_What to do_
Restate the full listing word for word and leave the pictures out.

═══ Data rows

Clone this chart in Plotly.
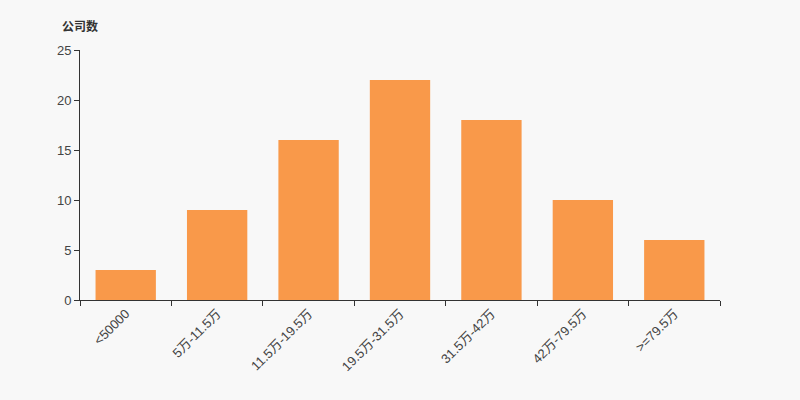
import plotly.graph_objects as go

categories = ["<50000", "5万-11.5万", "11.5万-19.5万", "19.5万-31.5万", "31.5万-42万", "42万-79.5万", ">=79.5万"]
values = [3, 9, 16, 22, 18, 10, 6]
y_ticks = [0, 5, 10, 15, 20, 25]

fig = go.Figure(go.Bar(x=categories, y=values, marker=dict(color="#f9994a", line=dict(width=0)), width=0.66))

FONT = "Liberation Sans, Arial, Noto Sans CJK SC, sans-serif"
fig.update_layout(
    width=800, height=400,
    paper_bgcolor="#f8f8f8", plot_bgcolor="#f8f8f8",
    margin=dict(l=80, r=80, t=50, b=100),
    font=dict(family=FONT, size=13, color="#333"),
    showlegend=False,
)
fig.update_xaxes(
    type="category", tickangle=-45, showline=True, linecolor="#333", linewidth=1,
    ticks="outside", tickson="boundaries", ticklen=5, tickcolor="#333",
    showgrid=False, tickfont=dict(family=FONT, size=13, color="#444"),
)
fig.update_yaxes(
    range=[0, 25], tickvals=y_ticks, showline=True, linecolor="#333", linewidth=1,
    ticks="outside", ticklen=5, tickcolor="#333", showgrid=False, zeroline=False,
    tickfont=dict(family=FONT, size=13, color="#444"),
)
fig.add_annotation(text="<b>公司数</b>", xref="paper", yref="paper", x=0.0, y=1.0, yshift=14,
                   xanchor="center", yanchor="bottom", showarrow=False,
                   font=dict(family="Noto Sans CJK SC, sans-serif", size=12, color="#333"))

fig.write_html("out.html", config={"displayModeBar": False})
with open("out.html", encoding="utf-8") as f:
    html = f.read()
html = html.replace("<body>", '<body style="margin:0;padding:0;background:#f8f8f8">', 1)
with open("out.html", "w", encoding="utf-8") as f:
    f.write(html)
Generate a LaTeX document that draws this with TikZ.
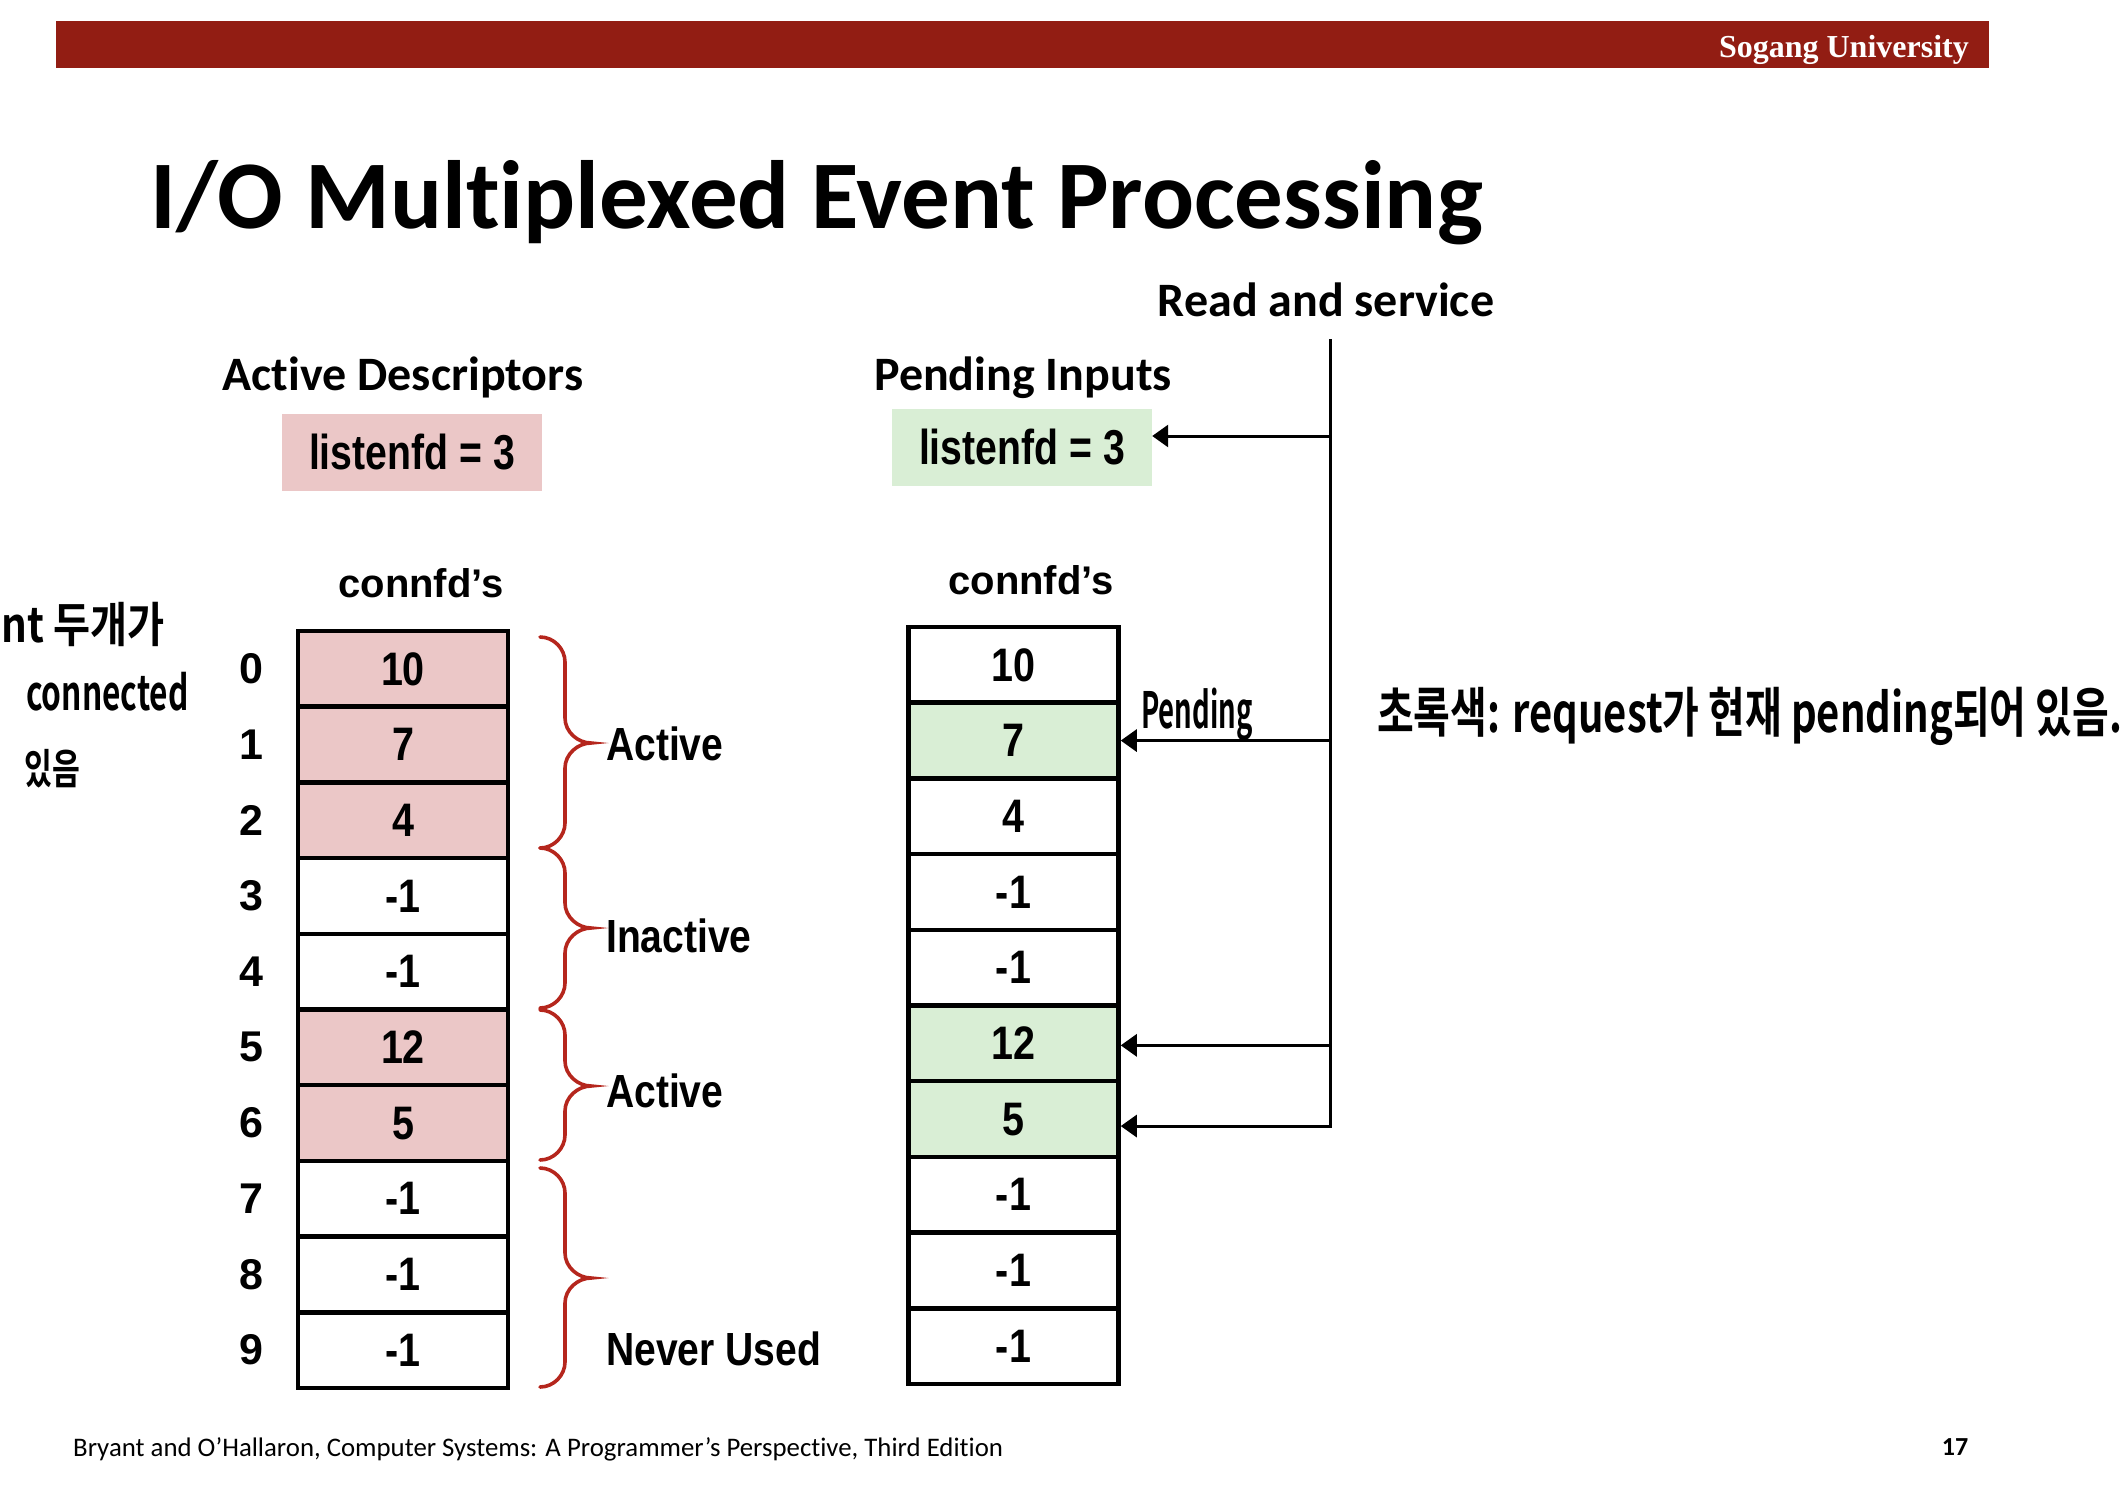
\documentclass[tikz,border=0pt]{standalone}
\usepackage{fontspec}
\setmainfont{Carlito}[Ligatures=NoCommon]
\newfontfamily\arialbold{Liberation Sans Bold}
\newfontfamily\narrowbold{Liberation Sans Bold}[FakeStretch=0.84]
\newfontfamily\narrowboldb{Liberation Sans Bold}[FakeStretch=0.80]
\newfontfamily\serifbold{Liberation Serif Bold}
\newfontfamily\handfont{Noto Sans CJK KR}[BoldFont={Noto Sans CJK KR Bold}]
\usetikzlibrary{arrows.meta,calc}

\definecolor{barred}{RGB}{146,29,19}
\definecolor{bracered}{RGB}{181,38,29}
\definecolor{pinkfill}{RGB}{235,199,199}
\definecolor{greenfill}{RGB}{217,238,213}

\newcommand{\setfs}[1]{\fontsize{#1}{#1}\selectfont}

% right curly brace: x of the ends, top, tip, bottom
\newcommand{\curlybrace}[4]{%
  \draw[bracestyle] (#1,#2) .. controls +(14,0) and +(0,-13) .. (#1+25,#2+25)
    -- (#1+25,#3-25) .. controls +(0,14) and +(-13,0) .. (#1+51,#3)
    .. controls +(-13,0) and +(0,-14) .. (#1+25,#3+25)
    -- (#1+25,#4-25) .. controls +(0,13) and +(14,0) .. (#1,#4);}

\tikzset{
  cell/.style={draw, line width=4.5pt, minimum width=210pt, minimum height=75.7pt,
    inner sep=0pt, font=\narrowbold\setfs{47}},
  idx/.style={inner sep=0pt, font=\arialbold\setfs{43}},
  heading/.style={inner sep=0pt, font=\bfseries\setfs{48}},
  colhead/.style={inner sep=0pt, font=\arialbold\setfs{40}},
  listenbox/.style={minimum width=260pt, minimum height=77pt, inner sep=0pt,
    font=\narrowboldb\setfs{49}},
  grouplabel/.style={inner sep=0pt, anchor=west, font=\narrowbold\setfs{46.5}},
  bracestyle/.style={draw=bracered, line width=3.6pt, line cap=round},
  arr/.style={draw, line width=3pt, -{Triangle[length=16pt,width=22pt]}},
  note/.style={inner sep=0pt},
}

\begin{document}
\begin{tikzpicture}[x=1pt,y=-1pt]
\useasboundingbox (0,0) rectangle (2128,1486);

% header bar
\node[fill=barred, minimum width=1933pt, minimum height=47pt, inner sep=0pt,
  anchor=north west] (bar) at (56,21) {};
\node[inner sep=0pt, anchor=base east, text=white, font=\serifbold\setfs{32}]
  (uni) at (1969,57) {Sogang University};

% title
\node[inner sep=0pt, anchor=base west, font=\bfseries\setfs{97}]
  (title) at (150,228) {I/O Multiplexed Event Processing};

% column headings
\node[heading] (hact) at (403,377) {Active Descriptors};
\node[heading] (hpend) at (1023,378) {Pending Inputs};
\node[heading] (hread) at (1326,300) {Read and service};

% listening descriptors
\node[listenbox, fill=pinkfill] (pl) at (412,452) {listenfd = 3};
\node[listenbox, fill=greenfill] (gl) at (1022,447) {listenfd = 3};

\node[colhead] (cl) at (421,583) {connfd’s};
\node[colhead] (cr) at (1031,580) {connfd’s};

% active descriptor array
\foreach \v/\c [count=\k from 0] in {10/pinkfill,7/pinkfill,4/pinkfill,-1/white,-1/white,
    12/pinkfill,5/pinkfill,-1/white,-1/white,-1/white}{
  \node[cell, fill=\c] (a\k) at (403,{631+75.7*(\k+0.5)}) {\v};
  \node[idx] (i\k) at (251,{631+75.7*(\k+0.5)}) {\k};
}

% pending input array
\foreach \v/\c [count=\k from 0] in {10/white,7/greenfill,4/white,-1/white,-1/white,
    12/greenfill,5/greenfill,-1/white,-1/white,-1/white}{
  \node[cell, fill=\c] (p\k) at (1013.5,{627+75.7*(\k+0.5)}) {\v};
}

% braces and group labels
\curlybrace{540}{637}{743}{848}
\curlybrace{540}{848}{928}{1008}
\curlybrace{540}{1010}{1086}{1160}
\curlybrace{540}{1168}{1278}{1387}
\node[grouplabel] (g1) at (606,744) {Active};
\node[grouplabel] (g2) at (606,936) {Inactive};
\node[grouplabel] (g3) at (606,1091) {Active};
\node[grouplabel] (g4) at (606,1349) {Never Used};

% read and service connectors
\coordinate (vtop) at (1330,339);
\coordinate (t0) at ([yshift=11pt]gl.east);
\coordinate (t1) at (p1.east);
\coordinate (t5) at ([yshift=-2pt]p5.east);
\coordinate (t6) at ([yshift=-7pt]p6.east);
\draw[arr] (vtop) |- (t6);
\draw[arr] (vtop |- t0) -- (t0);
\draw[arr] (vtop |- t1) -- (t1);
\draw[arr] (vtop |- t5) -- (t5);

% handwritten notes
\node[note, font=\handfont\bfseries\addfontfeature{FakeStretch=0.55}\setfs{50}] (pn) at (1197,714) {Pending};
\node[note, anchor=west, font=\handfont\bfseries\addfontfeature{FakeStretch=0.74}\setfs{54}]
  (gn) at (1377,716) {초록색: request가 현재 pending되어 있음.};
\node[note, anchor=west, font=\handfont\bfseries\addfontfeature{FakeStretch=0.84}\setfs{48}]
  (ln1) at (1,624) {nt 두개가};
\node[note, anchor=west, font=\handfont\bfseries\addfontfeature{FakeStretch=0.66}\setfs{48}]
  (ln2) at (26,692) {connected};
\node[note, anchor=west, font=\handfont\bfseries\addfontfeature{FakeStretch=0.72}\setfs{42}]
  (ln3) at (24,769) {있음};

% footer
\node[inner sep=0pt, anchor=west, font=\setfs{26.8}] (foot) at (73,1449)
  {Bryant and O’Hallaron, Computer Systems: A Programmer’s Perspective, Third Edition};
\node[inner sep=0pt, font=\bfseries\setfs{26}] (pg) at (1955,1447) {17};
\end{tikzpicture}
\end{document}
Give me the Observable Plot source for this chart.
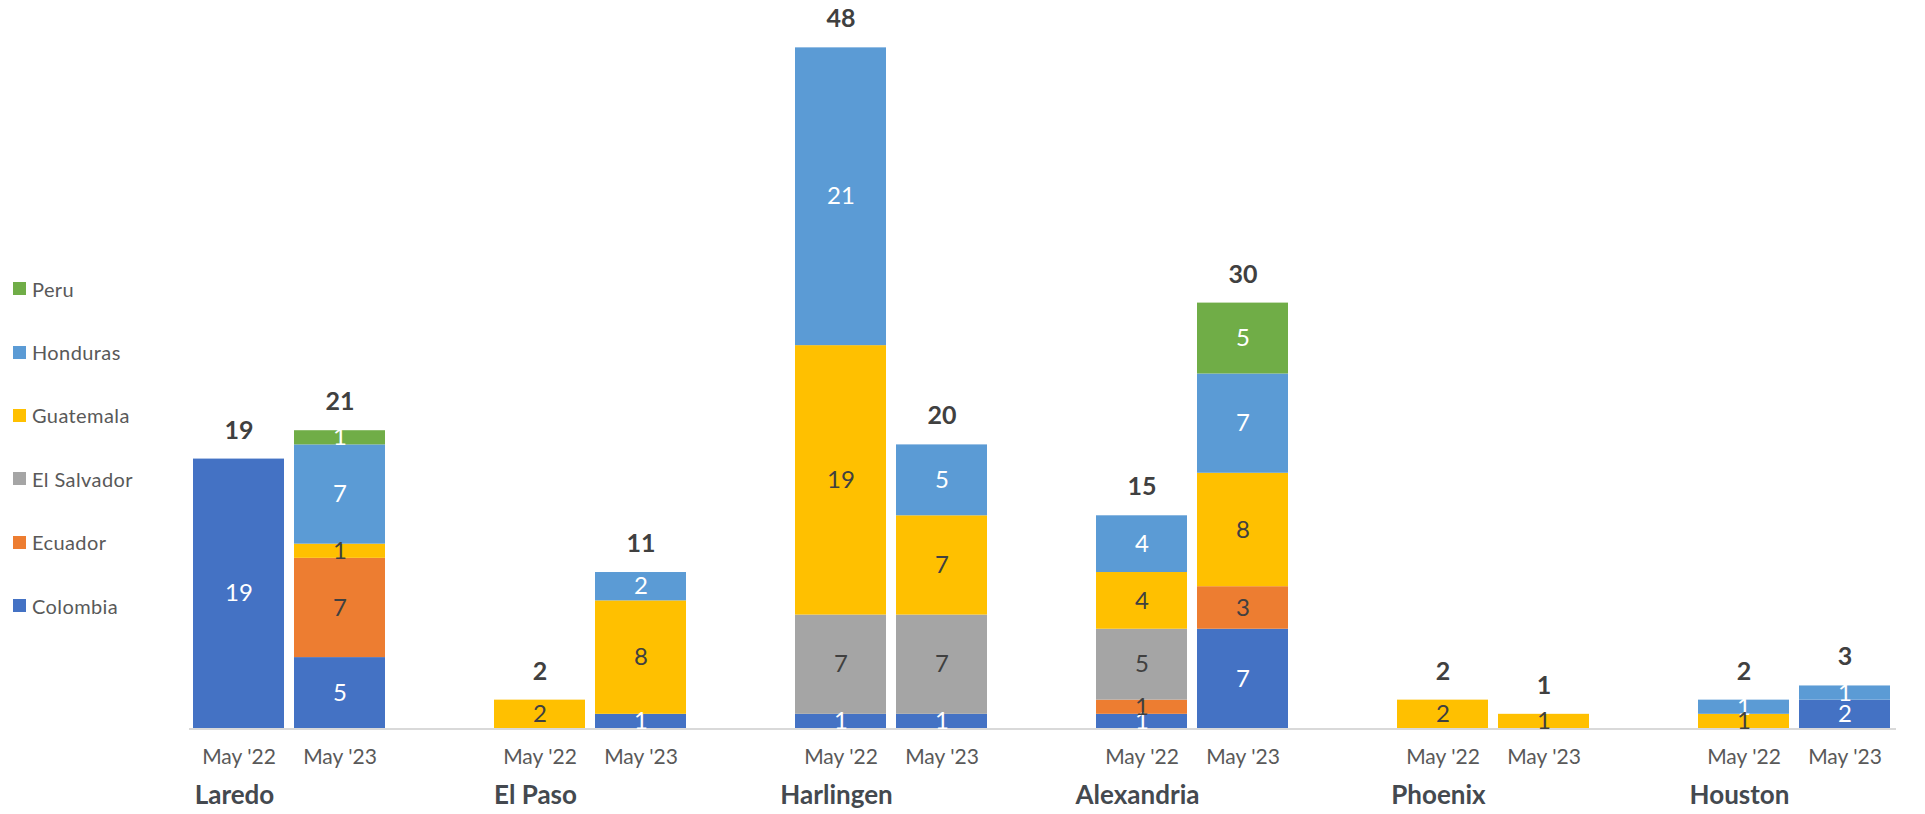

══════

_Answer for the task_
Clone this chart in Plotly.
import plotly.graph_objects as go

categories = ["<50000", "5万-11.5万", "11.5万-19.5万", "19.5万-31.5万", "31.5万-42万", "42万-79.5万", ">=79.5万"]
values = [3, 9, 16, 22, 18, 10, 6]
y_ticks = [0, 5, 10, 15, 20, 25]

fig = go.Figure(go.Bar(x=categories, y=values, marker=dict(color="#f9994a", line=dict(width=0)), width=0.66))

FONT = "Liberation Sans, Arial, Noto Sans CJK SC, sans-serif"
fig.update_layout(
    width=800, height=400,
    paper_bgcolor="#f8f8f8", plot_bgcolor="#f8f8f8",
    margin=dict(l=80, r=80, t=50, b=100),
    font=dict(family=FONT, size=13, color="#333"),
    showlegend=False,
)
fig.update_xaxes(
    type="category", tickangle=-45, showline=True, linecolor="#333", linewidth=1,
    ticks="outside", tickson="boundaries", ticklen=5, tickcolor="#333",
    showgrid=False, tickfont=dict(family=FONT, size=13, color="#444"),
)
fig.update_yaxes(
    range=[0, 25], tickvals=y_ticks, showline=True, linecolor="#333", linewidth=1,
    ticks="outside", ticklen=5, tickcolor="#333", showgrid=False, zeroline=False,
    tickfont=dict(family=FONT, size=13, color="#444"),
)
fig.add_annotation(text="<b>公司数</b>", xref="paper", yref="paper", x=0.0, y=1.0, yshift=14,
                   xanchor="center", yanchor="bottom", showarrow=False,
                   font=dict(family="Noto Sans CJK SC, sans-serif", size=12, color="#333"))

fig.write_html("out.html", config={"displayModeBar": False})
with open("out.html", encoding="utf-8") as f:
    html = f.read()
html = html.replace("<body>", '<body style="margin:0;padding:0;background:#f8f8f8">', 1)
with open("out.html", "w", encoding="utf-8") as f:
    f.write(html)
Generate a LaTeX document that draws this with TikZ.
\documentclass[tikz,border=0pt]{standalone}
\usepackage{fontspec}
\setmainfont{Carlito}[Ligatures=NoCommon]
\newfontfamily\arialbold{Liberation Sans Bold}
\newfontfamily\narrowbold{Liberation Sans Bold}[FakeStretch=0.84]
\newfontfamily\narrowboldb{Liberation Sans Bold}[FakeStretch=0.80]
\newfontfamily\serifbold{Liberation Serif Bold}
\newfontfamily\handfont{Noto Sans CJK KR}[BoldFont={Noto Sans CJK KR Bold}]
\usetikzlibrary{arrows.meta,calc}

\definecolor{barred}{RGB}{146,29,19}
\definecolor{bracered}{RGB}{181,38,29}
\definecolor{pinkfill}{RGB}{235,199,199}
\definecolor{greenfill}{RGB}{217,238,213}

\newcommand{\setfs}[1]{\fontsize{#1}{#1}\selectfont}

% right curly brace: x of the ends, top, tip, bottom
\newcommand{\curlybrace}[4]{%
  \draw[bracestyle] (#1,#2) .. controls +(14,0) and +(0,-13) .. (#1+25,#2+25)
    -- (#1+25,#3-25) .. controls +(0,14) and +(-13,0) .. (#1+51,#3)
    .. controls +(-13,0) and +(0,-14) .. (#1+25,#3+25)
    -- (#1+25,#4-25) .. controls +(0,13) and +(14,0) .. (#1,#4);}

\tikzset{
  cell/.style={draw, line width=4.5pt, minimum width=210pt, minimum height=75.7pt,
    inner sep=0pt, font=\narrowbold\setfs{47}},
  idx/.style={inner sep=0pt, font=\arialbold\setfs{43}},
  heading/.style={inner sep=0pt, font=\bfseries\setfs{48}},
  colhead/.style={inner sep=0pt, font=\arialbold\setfs{40}},
  listenbox/.style={minimum width=260pt, minimum height=77pt, inner sep=0pt,
    font=\narrowboldb\setfs{49}},
  grouplabel/.style={inner sep=0pt, anchor=west, font=\narrowbold\setfs{46.5}},
  bracestyle/.style={draw=bracered, line width=3.6pt, line cap=round},
  arr/.style={draw, line width=3pt, -{Triangle[length=16pt,width=22pt]}},
  note/.style={inner sep=0pt},
}

\begin{document}
\begin{tikzpicture}[x=1pt,y=-1pt]
\useasboundingbox (0,0) rectangle (2128,1486);

% header bar
\node[fill=barred, minimum width=1933pt, minimum height=47pt, inner sep=0pt,
  anchor=north west] (bar) at (56,21) {};
\node[inner sep=0pt, anchor=base east, text=white, font=\serifbold\setfs{32}]
  (uni) at (1969,57) {Sogang University};

% title
\node[inner sep=0pt, anchor=base west, font=\bfseries\setfs{97}]
  (title) at (150,228) {I/O Multiplexed Event Processing};

% column headings
\node[heading] (hact) at (403,377) {Active Descriptors};
\node[heading] (hpend) at (1023,378) {Pending Inputs};
\node[heading] (hread) at (1326,300) {Read and service};

% listening descriptors
\node[listenbox, fill=pinkfill] (pl) at (412,452) {listenfd = 3};
\node[listenbox, fill=greenfill] (gl) at (1022,447) {listenfd = 3};

\node[colhead] (cl) at (421,583) {connfd’s};
\node[colhead] (cr) at (1031,580) {connfd’s};

% active descriptor array
\foreach \v/\c [count=\k from 0] in {10/pinkfill,7/pinkfill,4/pinkfill,-1/white,-1/white,
    12/pinkfill,5/pinkfill,-1/white,-1/white,-1/white}{
  \node[cell, fill=\c] (a\k) at (403,{631+75.7*(\k+0.5)}) {\v};
  \node[idx] (i\k) at (251,{631+75.7*(\k+0.5)}) {\k};
}

% pending input array
\foreach \v/\c [count=\k from 0] in {10/white,7/greenfill,4/white,-1/white,-1/white,
    12/greenfill,5/greenfill,-1/white,-1/white,-1/white}{
  \node[cell, fill=\c] (p\k) at (1013.5,{627+75.7*(\k+0.5)}) {\v};
}

% braces and group labels
\curlybrace{540}{637}{743}{848}
\curlybrace{540}{848}{928}{1008}
\curlybrace{540}{1010}{1086}{1160}
\curlybrace{540}{1168}{1278}{1387}
\node[grouplabel] (g1) at (606,744) {Active};
\node[grouplabel] (g2) at (606,936) {Inactive};
\node[grouplabel] (g3) at (606,1091) {Active};
\node[grouplabel] (g4) at (606,1349) {Never Used};

% read and service connectors
\coordinate (vtop) at (1330,339);
\coordinate (t0) at ([yshift=11pt]gl.east);
\coordinate (t1) at (p1.east);
\coordinate (t5) at ([yshift=-2pt]p5.east);
\coordinate (t6) at ([yshift=-7pt]p6.east);
\draw[arr] (vtop) |- (t6);
\draw[arr] (vtop |- t0) -- (t0);
\draw[arr] (vtop |- t1) -- (t1);
\draw[arr] (vtop |- t5) -- (t5);

% handwritten notes
\node[note, font=\handfont\bfseries\addfontfeature{FakeStretch=0.55}\setfs{50}] (pn) at (1197,714) {Pending};
\node[note, anchor=west, font=\handfont\bfseries\addfontfeature{FakeStretch=0.74}\setfs{54}]
  (gn) at (1377,716) {초록색: request가 현재 pending되어 있음.};
\node[note, anchor=west, font=\handfont\bfseries\addfontfeature{FakeStretch=0.84}\setfs{48}]
  (ln1) at (1,624) {nt 두개가};
\node[note, anchor=west, font=\handfont\bfseries\addfontfeature{FakeStretch=0.66}\setfs{48}]
  (ln2) at (26,692) {connected};
\node[note, anchor=west, font=\handfont\bfseries\addfontfeature{FakeStretch=0.72}\setfs{42}]
  (ln3) at (24,769) {있음};

% footer
\node[inner sep=0pt, anchor=west, font=\setfs{26.8}] (foot) at (73,1449)
  {Bryant and O’Hallaron, Computer Systems: A Programmer’s Perspective, Third Edition};
\node[inner sep=0pt, font=\bfseries\setfs{26}] (pg) at (1955,1447) {17};
\end{tikzpicture}
\end{document}
Give me the Observable Plot source for this chart.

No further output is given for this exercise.